Таким образом, наша надпись должна быть сделана за 11 дней до 1 января 1796 года. Получалось вполне логично: некий М., по какой-то причине не имея возможности отправиться к другу в гости самолично, поздравляет его с наступающим Новым годом и заблаговременно, за 11 дней до праздника, высылает ему в подарок книгу, которая, как он надеется, приятелю понравится. Возможно, друг даже живет в Риме, потому что даритель пишет слово «Urbs» («город») с заглавной буквы – просто «Город», а ведь именно так римляне называли свою столицу. Обращает на себя внимание не язык дарственной надписи (долгое время латынь была единственным и универсальным языком общения ученых да и просто образованных людей) и даже не стилизованное под античное имя адресата, который вряд ли в обычной жизни звался Салтором. Но вот чтобы даже дату указать по римскому календарю – для этого нужно быть глубоко погруженным в тему, не правда ли?
 В восхищении от такой дотошности дарителя я рассказала об этом случае подругам, одна из которых неожиданно заметила: «А ты знаешь, что в XVIII веке разница между юлианским и григорианским календарями составляла 11 дней, а не 13 дней, как сейчас?» И всё внезапно встало на свои места. Конечно, разница между старым и новым календарем! Европа переходила с юлианского на григорианский календарь постепенно, начиная с 1582 года, а в разделенной на кантоны Швейцарии этот процесс растянулся более чем на 200 лет. Католическая часть страны приняла новый календарь раньше, в XVI веке (первые кантоны перешли в 1584 году), протестантская – только в XVIII веке, а последний кантон – вообще в 1811 году. Мы не знаем точно, по какому календарю жил в конце XVIII века наш М., но вполне может быть, что 11-й день перед январскими календами, 21 декабря 1795 года, внезапно стал для него первым днем нового 1796 года. Не на это ли намекают его слова «Пускай, последней явившись, никогда не будешь ты для него последней»? Ведь подарок, отправляемый 1 января, неминуемо должен был прийти к своему адресату с опозданием.
«Публий Овидий Назон». Фрагмент фрески Луки Синьорелли в капелле Сан-Брицио. Собор города Орвието. 1499–1502. / bigenc.ru
Остается сказать несколько слов о судьбах наших героев. Овидий так и не был возвращен из ссылки и до конца своей жизни прожил среди носящих штаны бородатых варваров в диком краю, где зимой замерзает само море, не говоря уж о вине в кувшине.

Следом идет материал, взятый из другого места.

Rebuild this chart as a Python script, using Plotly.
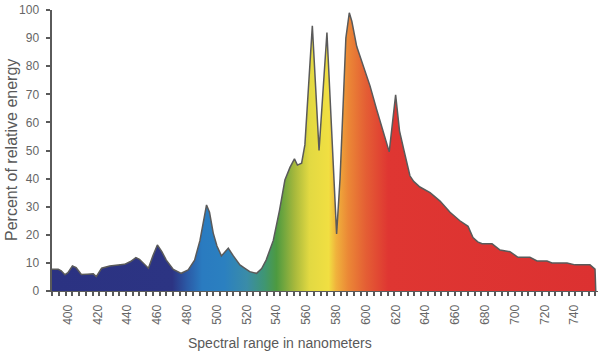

Однако именно в ссылке внезапно расцвел его чудесный поэтический дар, и этим суровым годам мы обязаны не только минорным «Письмам с Понта» (Понтом Эвксинским называли Чёрное море греческие колонисты, хотя есть свидетельства, что в античности его могли звать и просто Понтом – Морем), но и двум произведениям, прославившим имя своего автора – поэмам «Метаморфозы» («Превращения») и «Фасты». Последнее произведение прямо относится к нашей теме, так как «Фасты» – это не что иное, как римский календарь, в котором подробно описаны все праздники и священные дни древнего Города. Конечно, начинается он с январских календ – с описания счастливого дня празднования нового года, с прославления бога Януса.    

Александр Пушкин 4 мая 1821 года в Кишиневе был принят в масонскую ложу, которая называлась «Овидий», но особого участия в делах ложи не принимал, лишь использовал ее счетные книги в качестве черновиков.

Название «Tristia» («Скорбные песнопения», «Скорбные элегии») прижилось в русской литературе. В 1922 году в Берлине в издательстве «Петрополис» вышла вторая книга стихов Осипа Мандельштама, которая так и называлась –«Tristia», что и неудивительно: ведь в ней были собраны стихи, написанные с 1916 по 1921 год.
Елена Вознесенская
Автор этой небольшой заметки горячо благодарит Евгению Куйкину за помощь в переводе и Наталию Крылову за чрезвычайно полезное замечание о юлианском и григорианском календарях и желает всем своим друзьям быть здоровыми и счастливыми. А читателям «Арки» мы желаем взять с собой в новый год всё только по-настоящему ценное – любовь к своим близким, заботу о родителях и детях и одну-две самых дорогих их сердцу книжки, ведь «в январские календы древний обычай велит не брать с собой ничего лишнего».